Elizabeth was not academically inclined earning average grades in high school. She left high school in her freshman year because of asthma which she suffered with since childhood. It was decided that it would be best for her health if she left New England during the winter months. Arrangements were made for her to go to Florida and stay with family friends, returning to Medford during the spring and summer.
Despite her parents' difficulties, Elizabeth continued to correspond with her father. She was growing up to be an attractive young girl and like many teenagers, enjoyed going to the movies. Like many young pretty girls, Elizabeth developed an interest in modeling and the movie industry and set her goals to someday work in Hollywood.
At the age of 19, Elizabeth's father sent her money to join him in Vallejo, California. The reunion was short lived and Cleo soon grew tired of Elizabeth's lifestyle of sleeping during the day and going out on dates until late at night. Cleo told Elizabeth to leave and she moved out on her own to Santa Barbara.
There is much debate about where Elizabeth spent her remaining years. It is known that in Santa Barbara she was arrested for underage drinking and was packed up and returned to Medford. According to reports up until 1946, she spent time in Boston and Miami. In 1944, she fell in love with Major Matt Gordon, a Flying Tiger, and the two discussed marriage, but he was killed on his way home from the war.
In July 1946, she moved to Long Beach, California to be with an old boyfriend, Gordon Fickling, who she dated in Florida before her relationship with Matt Gordon. The relationship ended shortly after her arrival and Elizabeth floundered around for the next few months.
Friends described Elizabeth as being soft spoken, courteous, a non-drinker, or smoker, but somewhat of a loafer. Her habit of sleeping late in the day and staying out at night continued to be her lifestyle. She was pretty, enjoyed dressing stylishly and turned heads because of her pale skin contrasting against her dark hair and her translucent blue-green eyes. She wrote to her mother weekly, insuring her that her life was going well. Some speculate that the letters were Elizabeth's attempt to keep her mother from worrying.
Those around her know it that over the next few months she moved often. Elizabeth's last known address in Hollywood.
In December, Elizabeth boarded a bus and left Hollywood for San Diego. She met Dorothy French, who felt sorry for her and offered her a place to stay. She stayed with the French family until January when she was finally asked to leave.
Robert Manley was 25 years old and married, working as a salesman. According to reports, Manley first met Elizabeth in San Diego and offered her a ride to the French house where she was staying. When she was asked to leave, it was Manley who came and drove her back to the Biltmore hotel in downtown Los Angeles where she was supposed to be meeting her sister. According to Manley, she was planning to go live with her sister Berkeley.

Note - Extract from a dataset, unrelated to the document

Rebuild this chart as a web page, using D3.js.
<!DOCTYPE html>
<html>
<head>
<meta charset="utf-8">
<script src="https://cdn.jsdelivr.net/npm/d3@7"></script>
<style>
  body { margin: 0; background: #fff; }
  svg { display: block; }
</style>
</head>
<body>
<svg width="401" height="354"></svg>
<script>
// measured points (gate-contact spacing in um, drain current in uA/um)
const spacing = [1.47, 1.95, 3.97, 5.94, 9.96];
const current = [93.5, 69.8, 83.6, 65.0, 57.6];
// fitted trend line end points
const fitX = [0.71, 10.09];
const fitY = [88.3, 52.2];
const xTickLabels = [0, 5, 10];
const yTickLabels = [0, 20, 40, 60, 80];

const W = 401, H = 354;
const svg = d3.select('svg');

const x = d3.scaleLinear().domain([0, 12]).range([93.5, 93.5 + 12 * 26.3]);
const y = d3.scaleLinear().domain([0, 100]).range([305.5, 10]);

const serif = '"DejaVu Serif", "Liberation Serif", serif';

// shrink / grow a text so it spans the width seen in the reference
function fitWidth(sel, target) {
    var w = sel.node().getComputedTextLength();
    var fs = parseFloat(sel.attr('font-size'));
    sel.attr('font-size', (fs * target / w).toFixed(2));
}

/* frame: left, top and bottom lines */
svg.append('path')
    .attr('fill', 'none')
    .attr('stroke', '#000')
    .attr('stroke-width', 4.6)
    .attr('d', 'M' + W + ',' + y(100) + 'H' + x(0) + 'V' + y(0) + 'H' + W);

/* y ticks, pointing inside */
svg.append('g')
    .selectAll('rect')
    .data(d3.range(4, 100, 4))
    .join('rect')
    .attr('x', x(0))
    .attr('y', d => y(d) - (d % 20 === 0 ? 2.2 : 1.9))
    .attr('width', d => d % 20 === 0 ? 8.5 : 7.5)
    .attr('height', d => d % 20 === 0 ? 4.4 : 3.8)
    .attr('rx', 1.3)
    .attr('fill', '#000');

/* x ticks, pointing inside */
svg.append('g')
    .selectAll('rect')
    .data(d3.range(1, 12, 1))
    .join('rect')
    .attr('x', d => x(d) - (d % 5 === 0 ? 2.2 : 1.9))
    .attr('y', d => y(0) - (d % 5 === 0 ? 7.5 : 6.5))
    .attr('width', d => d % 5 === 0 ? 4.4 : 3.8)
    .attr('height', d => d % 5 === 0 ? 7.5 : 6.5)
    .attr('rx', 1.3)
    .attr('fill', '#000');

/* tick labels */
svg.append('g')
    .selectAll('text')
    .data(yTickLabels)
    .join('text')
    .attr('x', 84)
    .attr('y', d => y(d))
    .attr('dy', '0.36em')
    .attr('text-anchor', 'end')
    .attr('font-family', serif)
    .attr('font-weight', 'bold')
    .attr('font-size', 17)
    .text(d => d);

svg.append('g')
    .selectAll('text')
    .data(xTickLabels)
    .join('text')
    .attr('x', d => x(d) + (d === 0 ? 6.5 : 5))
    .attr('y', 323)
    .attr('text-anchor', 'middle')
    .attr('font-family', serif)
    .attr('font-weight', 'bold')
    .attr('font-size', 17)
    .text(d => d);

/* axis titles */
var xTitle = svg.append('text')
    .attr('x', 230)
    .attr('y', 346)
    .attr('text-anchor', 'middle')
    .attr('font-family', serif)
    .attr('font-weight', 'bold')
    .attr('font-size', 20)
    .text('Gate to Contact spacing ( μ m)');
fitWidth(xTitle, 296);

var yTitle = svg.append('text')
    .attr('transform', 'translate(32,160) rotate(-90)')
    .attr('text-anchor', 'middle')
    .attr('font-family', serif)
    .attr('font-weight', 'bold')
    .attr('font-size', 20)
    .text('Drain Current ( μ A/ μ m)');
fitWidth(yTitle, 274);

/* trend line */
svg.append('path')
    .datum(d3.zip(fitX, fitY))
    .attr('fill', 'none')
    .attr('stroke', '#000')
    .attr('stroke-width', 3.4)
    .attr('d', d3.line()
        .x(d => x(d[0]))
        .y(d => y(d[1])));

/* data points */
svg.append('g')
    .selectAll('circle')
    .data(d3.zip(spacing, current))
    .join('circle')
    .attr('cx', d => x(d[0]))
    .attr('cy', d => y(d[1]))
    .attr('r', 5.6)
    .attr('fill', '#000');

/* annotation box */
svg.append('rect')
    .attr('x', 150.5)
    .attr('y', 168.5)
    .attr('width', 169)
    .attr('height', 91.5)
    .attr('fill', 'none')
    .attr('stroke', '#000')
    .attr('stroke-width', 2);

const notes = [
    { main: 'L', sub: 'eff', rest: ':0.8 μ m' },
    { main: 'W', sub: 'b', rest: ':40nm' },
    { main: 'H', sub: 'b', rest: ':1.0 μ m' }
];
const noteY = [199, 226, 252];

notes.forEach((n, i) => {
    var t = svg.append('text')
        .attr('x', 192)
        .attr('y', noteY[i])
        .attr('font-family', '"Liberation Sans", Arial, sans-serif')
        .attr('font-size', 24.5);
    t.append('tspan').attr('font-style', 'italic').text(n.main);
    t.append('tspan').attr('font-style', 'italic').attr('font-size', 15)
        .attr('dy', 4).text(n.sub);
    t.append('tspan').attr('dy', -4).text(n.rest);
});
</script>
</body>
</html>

Manley walked Elizabeth to the hotel lobby where he left her at around 6:30 p.m. and drove back to his home San Diego. Where Elizabeth Short went after saying goodbye to Manley is unknown.

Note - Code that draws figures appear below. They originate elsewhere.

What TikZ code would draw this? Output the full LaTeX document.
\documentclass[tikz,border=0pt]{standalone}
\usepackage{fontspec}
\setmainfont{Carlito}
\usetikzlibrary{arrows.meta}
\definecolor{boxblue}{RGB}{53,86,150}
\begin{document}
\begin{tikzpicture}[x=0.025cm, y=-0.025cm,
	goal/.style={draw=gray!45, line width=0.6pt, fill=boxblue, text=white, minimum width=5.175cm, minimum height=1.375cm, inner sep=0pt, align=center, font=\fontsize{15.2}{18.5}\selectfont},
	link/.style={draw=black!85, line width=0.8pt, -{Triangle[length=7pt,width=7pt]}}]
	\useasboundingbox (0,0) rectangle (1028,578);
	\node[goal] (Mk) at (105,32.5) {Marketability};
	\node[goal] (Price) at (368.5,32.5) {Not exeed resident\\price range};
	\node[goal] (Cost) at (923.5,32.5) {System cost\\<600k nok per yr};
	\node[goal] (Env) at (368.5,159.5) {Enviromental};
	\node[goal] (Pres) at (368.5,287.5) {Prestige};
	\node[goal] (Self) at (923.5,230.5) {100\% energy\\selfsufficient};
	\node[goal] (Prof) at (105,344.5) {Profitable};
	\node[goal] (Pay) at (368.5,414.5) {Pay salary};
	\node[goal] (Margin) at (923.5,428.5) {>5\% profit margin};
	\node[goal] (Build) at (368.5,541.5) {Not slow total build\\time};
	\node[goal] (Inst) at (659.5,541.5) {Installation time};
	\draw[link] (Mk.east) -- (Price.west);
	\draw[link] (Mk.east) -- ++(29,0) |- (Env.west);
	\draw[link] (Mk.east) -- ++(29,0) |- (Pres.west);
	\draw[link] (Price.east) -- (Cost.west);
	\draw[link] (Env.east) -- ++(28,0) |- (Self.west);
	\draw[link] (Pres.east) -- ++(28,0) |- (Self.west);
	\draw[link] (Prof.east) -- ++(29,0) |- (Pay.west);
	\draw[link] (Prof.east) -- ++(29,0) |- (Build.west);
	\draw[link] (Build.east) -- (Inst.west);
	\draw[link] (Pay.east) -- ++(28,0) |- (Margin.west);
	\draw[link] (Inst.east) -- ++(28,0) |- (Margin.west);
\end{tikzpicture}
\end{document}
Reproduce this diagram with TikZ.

|This is only part of the brutality that was done to her. I decided not to post the picture of the full body in respect to this poor woman. If you want to see the rest, Google it.|
The Murder Scene
On January 15, 1947 Elizabeth Short was found murdered, her body left in a vacant lot on South Norton Avenue between 39th Street and Coliseum. Homemaker Betty Bersinger was running an errand with her three-year-old daughter when she realized that what she was looking at was not a mannequin but an actual body in the lot along the street where she was walking. She went to a nearby house, made an anonymous call to police, and reported the body.
When police arrived on the scene, they found the body of a young woman who had been bisected, displayed face-up on the ground with her arms over her head and her lower half placed a foot away from her torso. Her legs were wide open in a vulgar position and her mouth had three-inch slashes on each side. Rope burns were found on her wrists and ankles. Her head face and body was bruised and cut. There was little blood at the scene, indicating whoever left her, washed the body before bringing it in the lot.
The crime scene quickly filled with police, bystanders and reporters. It was later described as being out of control, with people trampling on any evidence investigators hoped to find.
Through fingerprints, the body was soon identified as 22-year-old Elizabeth Short or as the press called her, "The Black Dahlia." A massive investigation into finding her murderer was launched. Because of the brutality of the murder and Elizabeth's sometimes sketchy lifestyle, rumors and speculation was rampant, often being incorrectly reported as fact in newspapers.
Close to 200 suspects were interviewed, sometimes polygraphed, but all eventually released. Exhausted efforts were made to run down any leads or any of the several false confessions to the killing of Elizabeth by both men and women.
Despite efforts made by investigators, the case has remained one of the most famous unsolved cases in California's history.